Many times Life will challenge us with some experience which wasn’t the one which our idea or thought believed it “should be.”

I find that writing “spiritual topics” could be very vague if I do not take sides and pick options, but to pick an option means to limit what “could be.”

For instance, I recall the way a BK Sakar Murli is written; it reminds me the need to be specific, black or white. As writings become more vague, interpretations appear according to each one’s experience.

The Tao Te Ching is an example of mostly that vagueness I am trying to illustrate, which could be called subtleness as well.
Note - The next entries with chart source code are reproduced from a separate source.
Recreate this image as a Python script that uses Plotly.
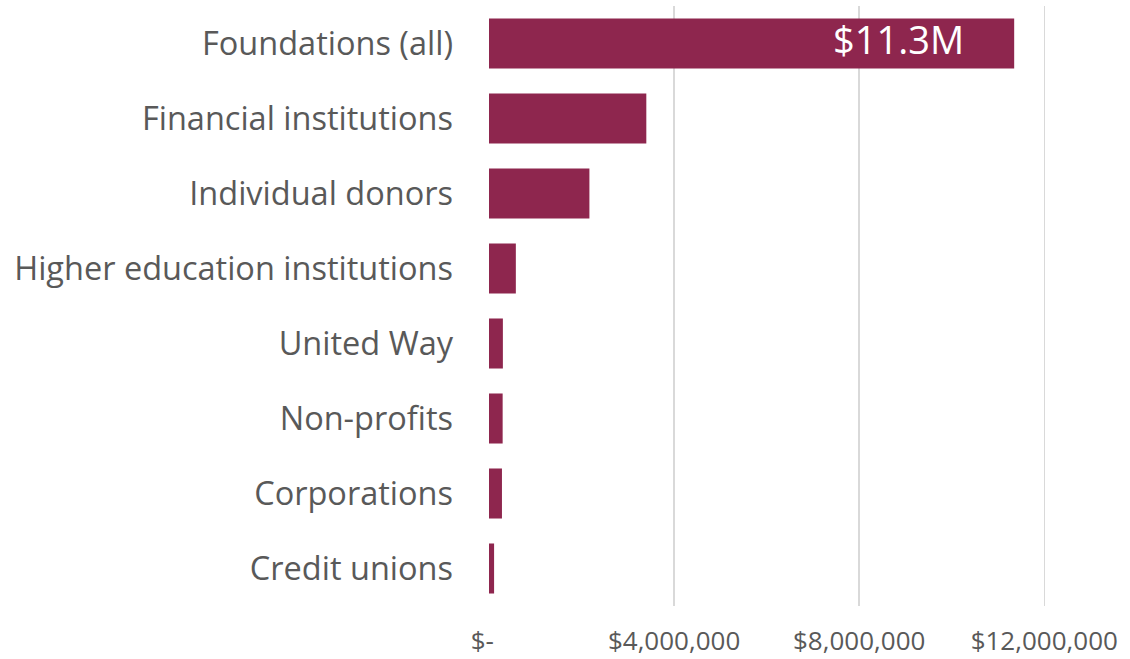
import plotly.graph_objects as go

categories = ["Foundations (all)", "Financial institutions", "Individual donors",
              "Higher education institutions", "United Way", "Non-profits",
              "Corporations", "Credit unions"]
values = [11_350_000, 3_400_000, 2_170_000, 580_000, 300_000, 295_000, 280_000, 110_000]
tick_values = [0, 4_000_000, 8_000_000, 12_000_000]
tick_labels = ["$-\u00a0\u00a0", "$4,000,000", "$8,000,000", "$12,000,000"]
bar_label = "$11.3M"

BAR = "#8E264E"
TXT = "#595959"
FONT = "Open Sans"

fig = go.Figure()
fig.add_trace(go.Bar(
    x=values, y=categories, orientation="h",
    marker=dict(color=BAR, line=dict(width=0)),
    hoverinfo="skip",
))
fig.add_annotation(
    x=values[0], y=categories[0], text=bar_label, showarrow=False,
    xanchor="right", xshift=-48, yshift=5,
    font=dict(family=FONT, size=38, color="white"),
)
fig.update_layout(
    width=1130, height=659,
    margin=dict(l=489, r=0, t=6, b=53, pad=0),
    paper_bgcolor="white", plot_bgcolor="white",
    showlegend=False, bargap=0.333,
    font=dict(family=FONT, color=TXT),
    xaxis=dict(
        range=[0, 13_853_000], tickvals=tick_values, ticktext=tick_labels,
        showgrid=True, gridcolor="#D9D9D9", gridwidth=1.5,
        zeroline=False, showline=False, ticks="", automargin=False,
        tickfont=dict(family=FONT, size=26, color=TXT),
        ticklabelstandoff=17,
    ),
    yaxis=dict(
        categoryorder="array", categoryarray=categories[::-1],
        range=[-0.5, 7.5], automargin=False,
        showgrid=False, zeroline=False, showline=False, ticks="",
        tickfont=dict(family=FONT, size=32.5, color=TXT),
        ticklabelstandoff=35,
    ),
)
fig.write_html(
    "out.html",
    config={"displayModeBar": False, "staticPlot": True},
    post_script="document.body.style.margin='0';document.body.style.overflow='hidden';",
)
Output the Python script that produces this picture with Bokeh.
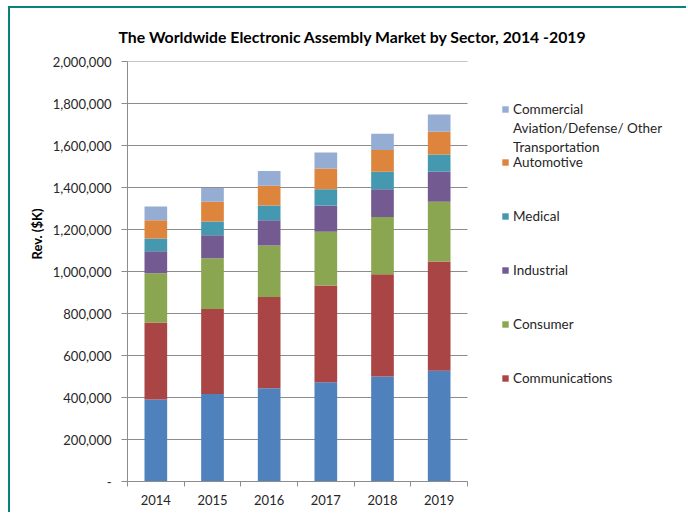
from bokeh.plotting import figure
from bokeh.models import (ColumnDataSource, Legend, LegendItem, Title,
                          CustomJSTickFormatter, FixedTicker, Range1d)
from bokeh.embed import file_html
from bokeh.resources import INLINE

# ---- data ----
years = ["2014", "2015", "2016", "2017", "2018", "2019"]
computer = [390000, 417000, 444000, 473000, 500000, 527000]
communications = [367000, 405000, 434000, 460000, 487000, 521000]
consumer = [235000, 241000, 246000, 256000, 273000, 284000]
industrial = [105000, 110000, 120000, 125000, 132000, 143000]
medical = [60000, 65000, 70000, 78000, 83000, 82000]
automotive = [87000, 94000, 94000, 98000, 103000, 108000]
commercial = [66000, 66000, 71000, 77000, 78000, 83000]

series_keys = ["computer", "communications", "consumer", "industrial",
               "medical", "automotive", "commercial"]
series_labels = [None, "Communications", "Consumer", "Industrial", "Medical",
                 "Automotive", "Commercial"]
commercial_label_more = ["Aviation/Defense/ Other", "Transportation"]
colors = ["#4F81BD", "#A94544", "#8BA651", "#735B91", "#4499B1", "#DE853D", "#95ACD3"]
y_ticks = [0, 200000, 400000, 600000, 800000, 1000000, 1200000, 1400000,
           1600000, 1800000, 2000000]

title_text = "The Worldwide Electronic Assembly Market by Sector, 2014 -2019"
y_label = "Rev. ($K)"

n = len(years)
xi = list(range(n))
source = ColumnDataSource(dict(xi=xi, computer=computer,
                               communications=communications, consumer=consumer,
                               industrial=industrial, medical=medical,
                               automotive=automotive, commercial=commercial))

FONT = "Lato"
TXT = "#262626"
GRID = "#8C8C8C"

# frame spans the plot area plus the legend area on its right
p = figure(x_range=Range1d(-0.5, 9.4), y_range=Range1d(0, 2000000),
           width=678, height=506, output_backend="svg", toolbar_location=None,
           min_border_left=117, min_border_right=0, min_border_top=53,
           min_border_bottom=33)
p.styles = {"margin-left": "8px", "margin-top": "6px",
            "border-left": "2px solid #0A8279", "border-top": "2px solid #0A8279"}
p.outline_line_color = None
p.xgrid.visible = False
p.ygrid.visible = False

# horizontal gridlines limited to the category span
p.segment(x0=[-0.5] * len(y_ticks), x1=[n - 0.5] * len(y_ticks),
          y0=y_ticks, y1=y_ticks, line_color=GRID, line_width=1)

renderers = p.vbar_stack(series_keys, x="xi", width=0.4, color=colors,
                         line_color=None, source=source)

# title (above) and y label (left)
p.title = Title(text=title_text, align="left", offset=-9, standoff=31,
                text_font=FONT, text_font_style="bold", text_font_size="15.8px",
                text_color="#000000")
p.add_layout(Title(text=y_label, align="left", offset=222, standoff=9,
                   text_font=FONT, text_font_style="bold", text_font_size="13px",
                   text_color="#000000"), "left")

# axes
p.yaxis.ticker = FixedTicker(ticks=y_ticks)
p.yaxis.formatter = CustomJSTickFormatter(
    code="return tick == 0 ? '-' : tick.toLocaleString('en-US');")
p.xaxis.ticker = FixedTicker(ticks=xi, minor_ticks=[i - 0.5 for i in range(n + 1)])
p.xaxis.major_label_overrides = {i: y for i, y in zip(xi, years)}
p.xaxis.bounds = (-0.5, n - 0.5)
for ax in (p.xaxis[0], p.yaxis[0]):
    ax.axis_line_color = GRID
    ax.major_tick_line_color = GRID
    ax.major_label_text_font = FONT
    ax.major_label_text_font_size = "13px"
    ax.major_label_text_color = TXT
p.yaxis.minor_tick_line_color = None
p.yaxis.major_tick_in = 0
p.yaxis.major_tick_out = 6
p.yaxis.major_label_standoff = 10
p.xaxis.major_tick_line_color = None
p.xaxis.minor_tick_line_color = GRID
p.xaxis.minor_tick_in = 0
p.xaxis.minor_tick_out = 5
p.xaxis.major_label_standoff = 7

# legends (blue series has no entry)
blank = p.vbar(x=[], top=[], width=0.4, fill_alpha=0, line_alpha=0)
legend_style = dict(orientation="vertical", glyph_width=8, glyph_height=8,
                    label_standoff=4, padding=0, margin=0,
                    border_line_color=None, background_fill_alpha=0,
                    label_text_font=FONT, label_text_font_size="13.5px",
                    label_text_color=TXT)
items_top = [LegendItem(label=series_labels[-1], renderers=[renderers[-1]])]
items_top += [LegendItem(label=t, renderers=[blank]) for t in commercial_label_more]
p.add_layout(Legend(items=items_top, location=(374, 325), spacing=0,
                    label_height=19, **legend_style))

items_rest = []
for r, lab in reversed(list(zip(renderers[:-1], series_labels[:-1]))):
    if lab is not None:
        items_rest.append(LegendItem(label=lab, renderers=[r]))
p.add_layout(Legend(items=items_rest, location=(374, 93), spacing=34,
                    label_height=20, **legend_style))

open("out.html", "w").write(file_html(p, INLINE))
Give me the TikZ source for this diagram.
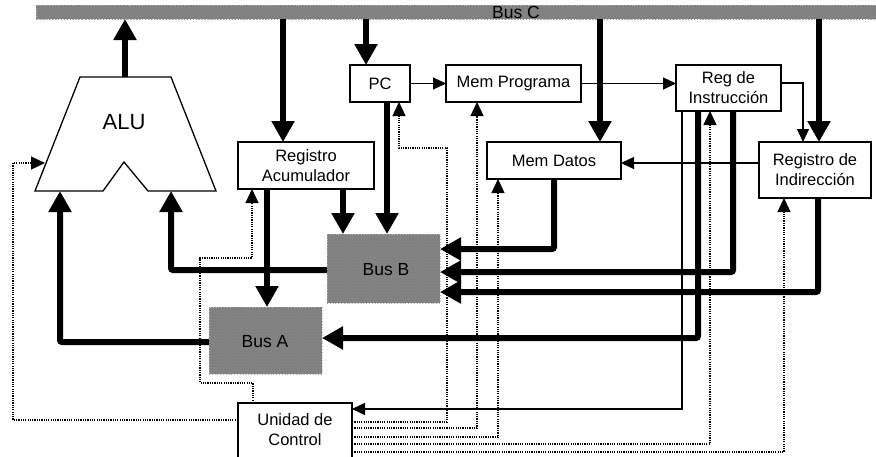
\documentclass[tikz,border=0pt]{standalone}
\usepackage{fontspec}
\setmainfont{Liberation Sans}
\usetikzlibrary{arrows.meta,patterns}

\begin{document}
\begin{tikzpicture}[x=1pt,y=-1pt,
  box/.style={draw,line width=1.2pt,fill=white,inner sep=0pt,outer sep=0pt,
    align=center,font=\fontsize{16.5}{20}\selectfont},
  busbox/.style={fill={rgb,255:red,128;green,128;blue,128},draw=gray!55,dotted,
    line width=0.8pt,inner sep=0pt,outer sep=0pt,
    postaction={pattern=crosshatch dots,pattern color=black!45}},
  buslabel/.style={font=\fontsize{17.5}{20}\selectfont,inner sep=0pt},
  dataline/.style={line width=6pt,-{Triangle[width=22pt,length=21pt]}},
  sigline/.style={line width=1.2pt,-{Triangle[width=12pt,length=13pt]}},
  ctrlline/.style={line width=1.2pt,dash pattern=on 1.2pt off 1.1pt,
    -{Triangle[width=13pt,length=14pt]}},
]
\useasboundingbox (0,0) rectangle (876,456);
\clip (0,0) rectangle (876,456);

% Bus C across the top
\node[busbox,minimum width=840pt,minimum height=14pt] (busC) at (456,12) {};
\node[buslabel] (busClabel) at (516,12) {Bus C};

% ALU outline
\draw[line width=1.3pt,fill=white]
  (80,77) -- (171,77) -- (216,191) -- (148,191) -- (124,162) -- (103,191) -- (35,191) -- cycle;
\node[font=\fontsize{22}{24}\selectfont] (alu) at (124,122) {ALU};
\coordinate (aluout) at (125,77);
\coordinate (alua) at (60,191);
\coordinate (alub) at (171,191);
\coordinate (alucl) at (45,163);

% registers and memories
\node[box,minimum width=60pt,minimum height=37pt] (pc) at (380,83.5) {PC};
\node[box,minimum width=135pt,minimum height=37pt] (memprog) at (513.5,83.5) {Mem Programa};
\node[box,minimum width=105pt,minimum height=46pt] (regins) at (728.5,88) {Reg de\\Instrucción};
\node[box,minimum width=136pt,minimum height=47pt] (regacc) at (306,165.5) {Registro\\Acumulador};
\node[box,minimum width=134pt,minimum height=37pt] (memdat) at (554,160.5) {Mem Datos};
\node[box,minimum width=112pt,minimum height=56pt] (regind) at (815,170) {Registro de\\Indirección};

% internal buses
\node[busbox,minimum width=113pt,minimum height=69pt] (busB) at (383.5,268.5) {};
\node[buslabel] (busBlabel) at (386,270) {Bus B};
\node[busbox,minimum width=113pt,minimum height=67pt] (busA) at (265.5,340.5) {};
\node[buslabel] (busAlabel) at (265,342) {Bus A};

% control unit
\node[box,minimum width=114pt,minimum height=67pt] (uc) at (295,436.5) {};
\node[font=\fontsize{16.5}{20}\selectfont,align=center,inner sep=0pt] (uclabel) at (295,430) {Unidad de\\Control};

% data paths
\draw[dataline] (aluout) -- (aluout |- busC.south);
\draw[dataline] (busC.south -| 283,0) -- (regacc.north -| 283,0);
\draw[dataline] (busC.south -| 366,0) -- (pc.north -| 366,0);
\draw[dataline] (busC.south -| 600,0) -- (memdat.north -| 600,0);
\draw[dataline] (busC.south -| 819,0) -- (regind.north -| 819,0);
\draw[dataline] (regacc.south -| 267,0) -- (busA.north -| 267,0);
\draw[dataline] (regacc.south -| 343,0) -- (busB.north -| 343,0);
\draw[dataline] (pc.south -| 387,0) -- (busB.north -| 387,0);
\draw[dataline,rounded corners=2pt] (memdat.south) |- (busB.east |- 0,249);
\draw[dataline,rounded corners=2pt] (regins.south -| 733,0) |- (busB.east |- 0,272);
\draw[dataline,rounded corners=2pt] (regind.south -| 818,0) |- (busB.east |- 0,292);
\draw[dataline,rounded corners=2pt] (regins.south -| 698,0) |- (busA.east |- 0,338);
\draw[dataline,rounded corners=2pt] (busB.west |- 0,270) -| (alub);
\draw[dataline,rounded corners=2pt] (busA.west |- 0,342) -| (alua);

% address and instruction signals
\draw[sigline] (pc.east) -- (memprog.west);
\draw[sigline] (memprog.east) -- (memprog.east -| regins.west);
\draw[sigline] (regins.east |- 0,83) -| (regind.north -| 803,0);
\draw[sigline] (regind.west |- 0,163) -- (memdat.east |- 0,163);
\draw[sigline] (regins.south -| 682,0) |- (uc.east |- 0,409);

% control lines
\draw[ctrlline] (uc.west |- 0,420) -| (13,163) -- (alucl);
\draw[ctrlline] (uc.north -| 253,0) |- (200,383) |- (252,258) -- (regacc.south -| 252,0);
\draw[ctrlline] (uc.east |- 0,422) -| (447,148) -| (pc.south -| 399,0);
\draw[ctrlline] (uc.east |- 0,428) -| (memprog.south -| 477,0);
\draw[ctrlline] (uc.east |- 0,437) -| (memdat.south -| 498,0);
\draw[ctrlline] (uc.east |- 0,444) -| (regins.south -| 710,0);
\draw[ctrlline] (uc.east |- 0,452) -| (regind.south -| 784,0);
\end{tikzpicture}
\end{document}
The Tao te Ching and the BK Sakar Murli do not convey the same message. A seeker will say that he is concerned with the “truth,” yet he is only concerned with the “truth” that he can understand.

That cannot be the “truth.”

Thus, beyond perception and interpretation there is a reality which is there to experience and turn the page, for otherwise; every subsequent similar experience will be compared as the mind kicks in. The idea of what “should be” is a handicap to experience “what is.”

The beauty of the BK Sakar Murli resides in drawing a secure path to take the follower to an ideal place, where the mind feels it has arrived.

The beauty of the Tao Te Ching is in describing the plentiful of options which are not necessarily in the range of understanding of the mind.

Why are we concerned in choosing which scripture is better? Why be concerned in knowing which one is the truth? To “think” like that is to miss the point, completely.